I'm doing it by an organic process. I'm not necessarily focused on the substance of individual people's history, because anyone who lived there had valuable stories to tell. I'm really looking for people who are really thoughtful, and who are really are going to be able and willing to sort of think deeply and go into a deep emotional reflection over what that experience was.

When you are starting projects like this, do you find that you come across tension between sort of what you want to invoke as opposed to what ends up coming out?

I don't know yet, because I'm in the process. But I think one of the things that feels really great about this process for me is that I really know what I want the movie to do, how that exactly is going to play out I don't know, but I feel very clear about my intentions around what I want the film to be, and I am also fairly relaxed about the process. I trust myself, and I also trust my filmmaking partner, who is the editor of this project, Bill Weber. We both think very similarly.

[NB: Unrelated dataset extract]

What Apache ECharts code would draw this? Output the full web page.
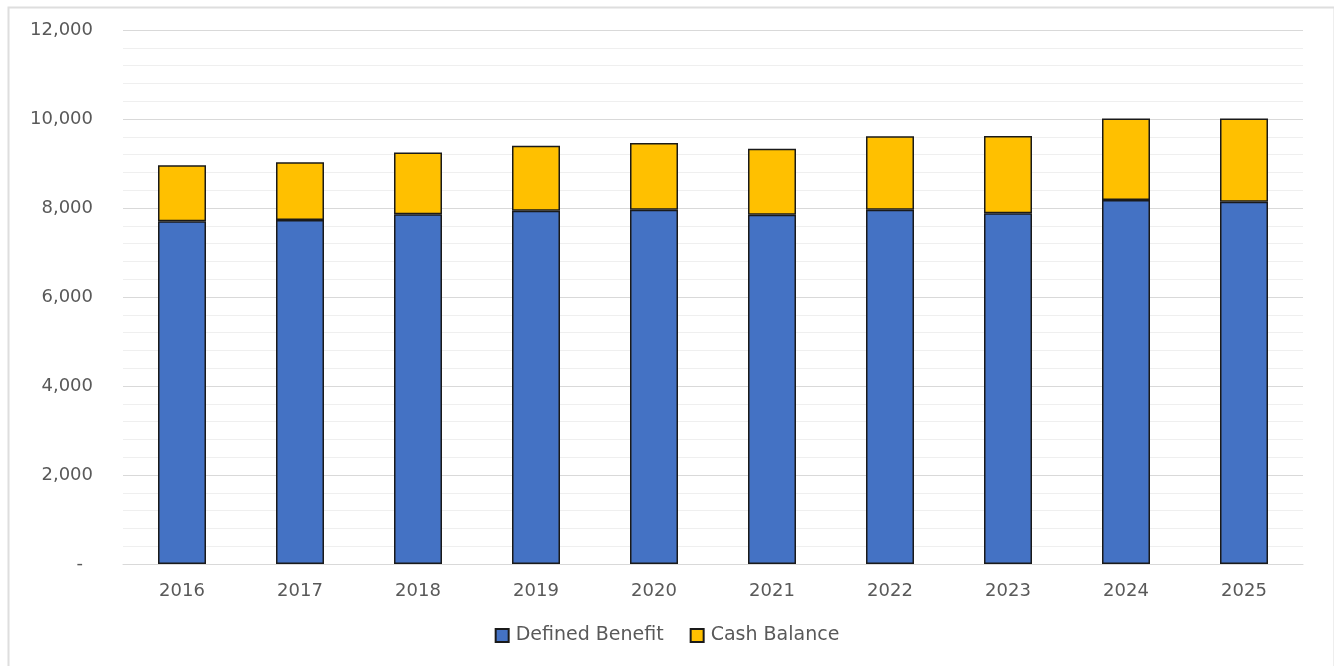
<!DOCTYPE html>
<html>
<head>
<meta charset="utf-8">
<script src="https://cdn.jsdelivr.net/npm/echarts@6/dist/echarts.min.js"></script>
<style>
  html, body { margin: 0; padding: 0; background: #fff; }
  #chart { width: 1334px; height: 666px; }
</style>
</head>
<body>
<div id="chart"></div>
<script>
// Plan participants by year, split by plan type
const years = ['2016', '2017', '2018', '2019', '2020', '2021', '2022', '2023', '2024', '2025'];
const definedBenefit = [7700, 7730, 7860, 7940, 7960, 7850, 7960, 7880, 8180, 8140];
const cashBalance = [1260, 1300, 1390, 1460, 1500, 1480, 1650, 1740, 1830, 1870];
const seriesNames = ['Defined Benefit', 'Cash Balance'];

const textColor = '#595959';
const fontFamily = 'DejaVu Sans, sans-serif';

const chart = echarts.init(document.getElementById('chart'), null, { renderer: 'canvas' });

chart.setOption({
  animation: false,
  backgroundColor: '#ffffff',
  graphic: [{
    type: 'rect',
    left: 6, top: 5,
    shape: { width: 1326, height: 680 },
    style: { fill: 'none', stroke: '#dedede', lineWidth: 2 },
    silent: true, z: -10
  }],
  grid: { left: 123, right: 31, top: 30, bottom: 102, containLabel: false },
  legend: {
    data: seriesNames,
    bottom: 16,
    left: 'center',
    itemWidth: 13,
    itemHeight: 13,
    itemGap: 26,
    icon: 'rect',
    textStyle: { color: textColor, fontSize: 19, fontFamily: fontFamily, padding: [0, 0, 0, 2] }
  },
  xAxis: {
    type: 'category',
    data: years,
    axisLine: { show: true, lineStyle: { color: '#d9d9d9', width: 1 } },
    axisTick: { show: false },
    axisLabel: { color: textColor, fontSize: 18, fontFamily: fontFamily, margin: 18 }
  },
  yAxis: {
    type: 'value',
    min: 0,
    max: 12000,
    interval: 2000,
    axisLine: { show: false },
    axisTick: { show: false },
    splitLine: { show: true, lineStyle: { color: '#d9d9d9', width: 1 } },
    minorTick: { show: false, splitNumber: 5 },
    minorSplitLine: { show: true, lineStyle: { color: '#efefef', width: 1 } },
    axisLabel: {
      color: textColor, fontSize: 18, fontFamily: fontFamily, margin: 30,
      formatter: function (v) {
        return v === 0 ? '{dash|-}' : v.toLocaleString('en-US');
      },
      rich: {
        dash: { color: textColor, fontSize: 18, fontFamily: fontFamily, padding: [0, 10, 0, 0] }
      }
    }
  },
  series: [
    {
      name: seriesNames[0],
      type: 'bar',
      stack: 'total',
      barWidth: 48,
      data: definedBenefit,
      itemStyle: { color: '#4472C4', borderColor: '#1a1a1a', borderWidth: 1.5 }
    },
    {
      name: seriesNames[1],
      type: 'bar',
      stack: 'total',
      barWidth: 48,
      data: cashBalance,
      itemStyle: { color: '#FFC000', borderColor: '#1a1a1a', borderWidth: 1.5 }
    }
  ]
});
</script>
</body>
</html>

What is your intent behind the film?

It's big! It's an onion with multiple layers, and the core of it, and it's similar to the way I described my intentions of making The Cockettes, is I want to illuminate a really extraordinary historical experience for people who don't know much about it. I want to capture a sense of something amazing and awful, and miraculous, and terrifying, that happened, and I also want to honor the experiences of the people who lived through it, and give voice to the richness and complexity of that experience. So those are the two sort of primary objectives. And beyond that there's a lot: I want to metaphorically address so many things beyond the specifics of the epidemic. The subject matter is sort of perfect for that. How we deal with life and death, how we deal with grief, how we deal with fear. How much we're capable of rising to the occasion when the unexpected crisis appears, the importance of being emotionally aware, and emotionally conncected, and how we process hurts and loss, and how we can find beauty in tragedy. There's a lot of themes in it, that I think don't necessarily need to be addressed overtly, but the subject matter will allow those themes to be implicitly addressed.